**** Supplied material ****
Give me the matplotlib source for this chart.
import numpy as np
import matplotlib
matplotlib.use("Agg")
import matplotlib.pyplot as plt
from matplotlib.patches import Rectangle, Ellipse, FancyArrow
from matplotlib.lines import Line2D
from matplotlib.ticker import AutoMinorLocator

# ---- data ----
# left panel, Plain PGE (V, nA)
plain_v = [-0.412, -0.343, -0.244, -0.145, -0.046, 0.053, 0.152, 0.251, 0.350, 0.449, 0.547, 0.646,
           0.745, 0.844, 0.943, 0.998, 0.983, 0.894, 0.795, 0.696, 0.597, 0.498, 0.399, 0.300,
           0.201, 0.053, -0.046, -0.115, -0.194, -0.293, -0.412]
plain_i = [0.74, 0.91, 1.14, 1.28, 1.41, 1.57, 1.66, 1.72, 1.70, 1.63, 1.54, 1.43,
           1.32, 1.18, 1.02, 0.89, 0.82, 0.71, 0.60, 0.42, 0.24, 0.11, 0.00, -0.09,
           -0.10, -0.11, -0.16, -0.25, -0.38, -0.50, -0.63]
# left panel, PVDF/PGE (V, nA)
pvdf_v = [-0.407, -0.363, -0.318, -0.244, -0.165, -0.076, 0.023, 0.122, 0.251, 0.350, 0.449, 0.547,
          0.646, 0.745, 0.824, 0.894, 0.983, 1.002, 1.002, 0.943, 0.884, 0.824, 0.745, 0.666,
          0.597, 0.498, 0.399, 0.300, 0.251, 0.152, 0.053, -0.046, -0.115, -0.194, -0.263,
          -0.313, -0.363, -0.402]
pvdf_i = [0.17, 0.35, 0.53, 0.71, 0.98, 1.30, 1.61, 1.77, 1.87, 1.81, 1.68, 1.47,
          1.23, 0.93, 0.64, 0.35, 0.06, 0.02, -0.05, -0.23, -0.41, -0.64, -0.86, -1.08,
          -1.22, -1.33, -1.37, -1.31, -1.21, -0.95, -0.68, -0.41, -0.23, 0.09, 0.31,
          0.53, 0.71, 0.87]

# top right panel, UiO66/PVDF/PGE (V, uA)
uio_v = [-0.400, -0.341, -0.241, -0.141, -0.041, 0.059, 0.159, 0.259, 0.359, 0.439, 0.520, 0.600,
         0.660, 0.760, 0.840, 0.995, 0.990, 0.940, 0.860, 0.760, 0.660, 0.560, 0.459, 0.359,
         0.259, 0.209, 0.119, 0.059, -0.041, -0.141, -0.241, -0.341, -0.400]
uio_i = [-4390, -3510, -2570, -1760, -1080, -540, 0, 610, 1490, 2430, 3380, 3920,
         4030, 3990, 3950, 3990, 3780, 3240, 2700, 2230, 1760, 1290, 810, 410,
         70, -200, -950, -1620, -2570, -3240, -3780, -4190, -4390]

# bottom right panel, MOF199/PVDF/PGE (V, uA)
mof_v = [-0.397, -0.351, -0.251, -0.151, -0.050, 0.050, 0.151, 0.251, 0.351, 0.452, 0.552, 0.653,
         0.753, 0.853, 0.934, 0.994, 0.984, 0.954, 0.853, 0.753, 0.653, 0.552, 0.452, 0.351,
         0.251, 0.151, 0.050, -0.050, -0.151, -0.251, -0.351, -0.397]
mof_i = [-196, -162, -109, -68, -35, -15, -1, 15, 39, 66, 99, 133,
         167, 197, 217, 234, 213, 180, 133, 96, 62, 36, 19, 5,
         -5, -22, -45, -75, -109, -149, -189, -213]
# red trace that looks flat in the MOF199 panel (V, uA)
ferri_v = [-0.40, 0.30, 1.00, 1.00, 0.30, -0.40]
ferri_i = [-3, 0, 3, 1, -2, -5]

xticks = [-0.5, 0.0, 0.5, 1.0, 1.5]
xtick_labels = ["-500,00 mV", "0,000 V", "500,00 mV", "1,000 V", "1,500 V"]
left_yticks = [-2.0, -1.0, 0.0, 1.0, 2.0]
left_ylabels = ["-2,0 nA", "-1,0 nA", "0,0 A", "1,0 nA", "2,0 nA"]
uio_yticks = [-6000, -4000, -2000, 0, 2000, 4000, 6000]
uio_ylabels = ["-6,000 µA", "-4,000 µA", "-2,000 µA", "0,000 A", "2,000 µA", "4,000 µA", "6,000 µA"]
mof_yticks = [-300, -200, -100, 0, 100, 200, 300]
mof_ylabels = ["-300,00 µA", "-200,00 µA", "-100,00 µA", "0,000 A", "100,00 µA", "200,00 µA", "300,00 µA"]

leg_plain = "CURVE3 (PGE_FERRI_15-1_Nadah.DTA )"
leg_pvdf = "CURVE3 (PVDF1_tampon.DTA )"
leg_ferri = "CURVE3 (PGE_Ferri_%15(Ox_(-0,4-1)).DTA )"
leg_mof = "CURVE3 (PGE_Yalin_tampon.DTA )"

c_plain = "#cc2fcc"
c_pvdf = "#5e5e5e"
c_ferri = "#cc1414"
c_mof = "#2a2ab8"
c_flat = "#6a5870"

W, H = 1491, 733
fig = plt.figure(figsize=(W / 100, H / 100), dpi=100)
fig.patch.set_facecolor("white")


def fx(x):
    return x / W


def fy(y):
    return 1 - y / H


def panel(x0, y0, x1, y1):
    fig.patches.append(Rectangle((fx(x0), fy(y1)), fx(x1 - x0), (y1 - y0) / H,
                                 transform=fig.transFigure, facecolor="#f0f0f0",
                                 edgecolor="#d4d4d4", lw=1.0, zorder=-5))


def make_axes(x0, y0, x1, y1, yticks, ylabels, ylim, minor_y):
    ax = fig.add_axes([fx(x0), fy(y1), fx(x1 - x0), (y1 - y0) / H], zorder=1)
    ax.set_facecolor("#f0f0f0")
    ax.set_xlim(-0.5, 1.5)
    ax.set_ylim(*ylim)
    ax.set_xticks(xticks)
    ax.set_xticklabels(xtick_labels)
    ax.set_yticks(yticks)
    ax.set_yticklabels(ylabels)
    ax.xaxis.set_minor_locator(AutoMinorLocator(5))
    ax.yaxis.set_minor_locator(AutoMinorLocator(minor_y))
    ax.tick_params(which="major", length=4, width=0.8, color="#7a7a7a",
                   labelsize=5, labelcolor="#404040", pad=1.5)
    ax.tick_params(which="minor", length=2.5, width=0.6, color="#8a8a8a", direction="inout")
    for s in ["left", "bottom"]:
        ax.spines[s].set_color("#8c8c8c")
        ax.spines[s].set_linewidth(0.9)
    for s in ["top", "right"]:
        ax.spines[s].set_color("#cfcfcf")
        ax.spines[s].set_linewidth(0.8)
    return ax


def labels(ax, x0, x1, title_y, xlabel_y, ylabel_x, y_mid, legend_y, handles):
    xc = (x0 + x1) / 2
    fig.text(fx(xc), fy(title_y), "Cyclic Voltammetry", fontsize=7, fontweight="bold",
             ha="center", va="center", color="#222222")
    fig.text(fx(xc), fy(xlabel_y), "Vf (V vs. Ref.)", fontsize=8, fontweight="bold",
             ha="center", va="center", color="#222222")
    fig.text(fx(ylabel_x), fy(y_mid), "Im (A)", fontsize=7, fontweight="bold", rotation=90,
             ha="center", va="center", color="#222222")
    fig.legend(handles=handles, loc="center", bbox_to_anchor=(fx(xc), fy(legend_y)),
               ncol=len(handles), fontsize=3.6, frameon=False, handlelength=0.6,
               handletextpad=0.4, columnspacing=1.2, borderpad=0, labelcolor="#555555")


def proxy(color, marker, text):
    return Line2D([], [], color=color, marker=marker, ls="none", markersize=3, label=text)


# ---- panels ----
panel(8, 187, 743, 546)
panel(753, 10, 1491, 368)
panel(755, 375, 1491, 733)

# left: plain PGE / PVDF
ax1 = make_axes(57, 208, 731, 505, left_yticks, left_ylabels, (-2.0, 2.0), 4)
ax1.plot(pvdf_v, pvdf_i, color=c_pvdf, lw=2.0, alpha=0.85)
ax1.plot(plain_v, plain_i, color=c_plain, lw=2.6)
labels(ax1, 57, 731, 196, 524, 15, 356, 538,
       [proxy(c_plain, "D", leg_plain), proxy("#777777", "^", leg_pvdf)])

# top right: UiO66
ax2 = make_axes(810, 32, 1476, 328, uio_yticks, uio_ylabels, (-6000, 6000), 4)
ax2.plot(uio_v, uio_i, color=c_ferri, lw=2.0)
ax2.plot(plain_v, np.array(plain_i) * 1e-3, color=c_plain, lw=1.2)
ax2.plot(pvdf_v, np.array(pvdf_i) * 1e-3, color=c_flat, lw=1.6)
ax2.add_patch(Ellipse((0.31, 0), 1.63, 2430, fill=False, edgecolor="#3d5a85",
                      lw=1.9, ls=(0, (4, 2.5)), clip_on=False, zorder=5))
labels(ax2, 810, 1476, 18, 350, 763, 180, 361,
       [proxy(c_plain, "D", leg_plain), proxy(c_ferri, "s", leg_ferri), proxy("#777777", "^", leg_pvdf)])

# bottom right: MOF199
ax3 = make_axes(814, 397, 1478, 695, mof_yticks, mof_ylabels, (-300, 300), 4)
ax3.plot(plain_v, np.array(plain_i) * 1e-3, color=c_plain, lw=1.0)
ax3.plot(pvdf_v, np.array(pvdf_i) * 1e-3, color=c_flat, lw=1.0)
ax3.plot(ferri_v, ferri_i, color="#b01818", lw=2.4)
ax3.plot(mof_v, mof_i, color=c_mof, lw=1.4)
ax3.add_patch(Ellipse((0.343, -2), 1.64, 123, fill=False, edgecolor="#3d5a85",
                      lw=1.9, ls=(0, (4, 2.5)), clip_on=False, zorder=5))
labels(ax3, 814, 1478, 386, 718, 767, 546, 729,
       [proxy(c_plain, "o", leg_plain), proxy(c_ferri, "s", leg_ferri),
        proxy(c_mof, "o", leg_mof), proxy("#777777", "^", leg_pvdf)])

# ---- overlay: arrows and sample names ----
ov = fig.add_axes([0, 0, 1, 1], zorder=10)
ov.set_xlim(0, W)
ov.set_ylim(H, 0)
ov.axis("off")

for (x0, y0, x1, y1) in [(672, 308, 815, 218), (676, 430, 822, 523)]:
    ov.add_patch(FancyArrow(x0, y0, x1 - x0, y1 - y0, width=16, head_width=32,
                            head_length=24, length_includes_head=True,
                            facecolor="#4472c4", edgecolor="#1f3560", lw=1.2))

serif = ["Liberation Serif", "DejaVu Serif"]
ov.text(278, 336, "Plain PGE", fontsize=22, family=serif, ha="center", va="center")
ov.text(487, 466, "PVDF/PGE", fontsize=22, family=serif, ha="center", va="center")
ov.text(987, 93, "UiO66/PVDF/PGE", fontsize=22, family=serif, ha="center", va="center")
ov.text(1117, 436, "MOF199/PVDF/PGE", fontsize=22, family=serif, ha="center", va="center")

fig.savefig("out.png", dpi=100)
****
» Exercise prompt: Using the material above, quote the first line and each line after it, stopping at and including the line that holds "from matplotlib.ticker import".

» Final result:
Give me the matplotlib source for this chart.
import numpy as np
import matplotlib
matplotlib.use("Agg")
import matplotlib.pyplot as plt
from matplotlib.patches import Rectangle, Ellipse, FancyArrow
from matplotlib.lines import Line2D
from matplotlib.ticker import AutoMinorLocator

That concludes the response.